Abstract

This paper deals with the problem of metacommunication in dramatic discourse. Following the approaches of Slawomir Świontek, Patrice Pavis, Hans-Thies Lehmann and others, it discusses the ways of compensating the lack of a single mediating figure in drama. This analysis employs the concept of “semiotic profanation of a symbol” developed by Yuri Shatin. The investigation is based on several English plays that embody the poetics of theatrical absurd. Norman Frederic (“N. F.”) Simpson’s plays A Resounding Tinkle (1957) and The Hole (1958) both make extensive use of such characters as authors, critics, actors, visionaries. Characters are familiar with established interpretative models (Bergson's theory or modernist visionary poetics), even applying those models to their own actions.
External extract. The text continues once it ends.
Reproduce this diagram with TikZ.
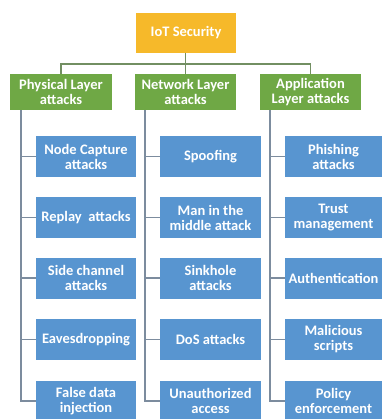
\documentclass[tikz,border=0pt]{standalone}
\usepackage{fontspec}
\setmainfont{Carlito}
\begin{document}
\begin{tikzpicture}[x=1pt,y=-1pt,
  every node/.style={inner sep=0pt,outer sep=0pt},
  boxbase/.style={rectangle,draw=none,text=white,align=center,
    font=\bfseries\fontsize{14.5}{15}\selectfont},
  rootbox/.style={boxbase,fill=rootorange,minimum width=100pt,minimum height=40pt},
  layerbox/.style={boxbase,fill=layergreen,minimum width=101pt,minimum height=36pt},
  attackbox/.style={boxbase,fill=attackblue,minimum width=100pt,minimum height=41pt},
  treeline/.style={draw=treegreen,line width=1.4pt},
  leafline/.style={draw=leafgray,line width=1.4pt}]
\definecolor{rootorange}{HTML}{F6B92A}
\definecolor{layergreen}{HTML}{6FA845}
\definecolor{attackblue}{HTML}{5895D0}
\definecolor{treegreen}{HTML}{728F62}
\definecolor{leafgray}{HTML}{7C8C9E}
\useasboundingbox (0,0) rectangle (382,419);
\clip (0,0) rectangle (382,419);
\fill[white] (0,0) rectangle (382,419);

% root
\node[rootbox] (root) at (186,33) {IoT Security};

% layers
\node[layerbox,minimum width=102pt] (phy) at (61,92) {Physical Layer\\attacks};
\node[layerbox] (net) at (185.5,92) {Network Layer\\attacks};
\node[layerbox] (app) at (310.5,92) {Application\\Layer attacks};

% root to layers
\coordinate (bus) at (185.5,64);
\draw[treeline] (root.south -| bus) -- (bus);
\draw[treeline] (phy.north) |- (bus) -| (app.north);
\draw[treeline] (bus) -- (net.north);

% physical layer attacks
\node[attackbox] (p1) at (86,156.5) {Node Capture\\attacks};
\node[attackbox] (p2) at (86,217.5) {Replay\ \ attacks};
\node[attackbox] (p3) at (86,278) {Side channel\\attacks};
\node[attackbox] (p4) at (86,339.5) {Eavesdropping};
\node[attackbox] (p5) at (86,401) {False data\\injection};

% network layer attacks
\node[attackbox,minimum width=101pt] (n1) at (210.5,156.5) {Spoofing};
\node[attackbox,minimum width=101pt] (n2) at (210.5,217.5) {Man in the\\middle attack};
\node[attackbox,minimum width=101pt] (n3) at (210.5,278) {Sinkhole\\attacks};
\node[attackbox,minimum width=101pt] (n4) at (210.5,339.5) {DoS attacks};
\node[attackbox,minimum width=101pt] (n5) at (210.5,401) {Unauthorized\\access};

% application layer attacks
\node[attackbox,minimum width=97pt] (a1) at (333.5,156.5) {Phishing\\attacks};
\node[attackbox,minimum width=97pt] (a2) at (333.5,217.5) {Trust\\management};
\node[attackbox,minimum width=97pt] (a3) at (333.5,278) {Authentication};
\node[attackbox,minimum width=97pt] (a4) at (333.5,339.5) {Malicious\\scripts};
\node[attackbox,minimum width=97pt] (a5) at (333.5,401) {Policy\\enforcement};

% spines
\coordinate (ps) at (21,110);
\coordinate (ns) at (145,110);
\coordinate (as) at (270,110);
\draw[leafline] (ps) |- (p5.west);
\draw[leafline] (ns) |- (n5.west);
\draw[leafline] (as) |- (a5.west);
\foreach \k in {1,...,4}{
  \draw[leafline] (p\k.west -| ps) -- (p\k.west);
  \draw[leafline] (n\k.west -| ns) -- (n\k.west);
  \draw[leafline] (a\k.west -| as) -- (a\k.west);
}
\end{tikzpicture}
\end{document}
David Campton’s play Us and Them (1972) and James Saunders’ play Over the Wall (1977) utilize mediating figures such as the Recorder and the Narrator. While both works present themselves as parable plays, the inclusion of narrative instances does not streamline the perception of aesthetic signs. Instead, it attracts the recipient’s attention to the dual nature of drama as a media (a text for reading and a part of a theatrical performance). In addition, all four plays tend to deconstruct traditional cultural signs such as the wall, the hole / abyss, the veil, etc. The paradoxal situation of being forcedly freed from established patterns of interpretation awakens the addressee’s receptive potential.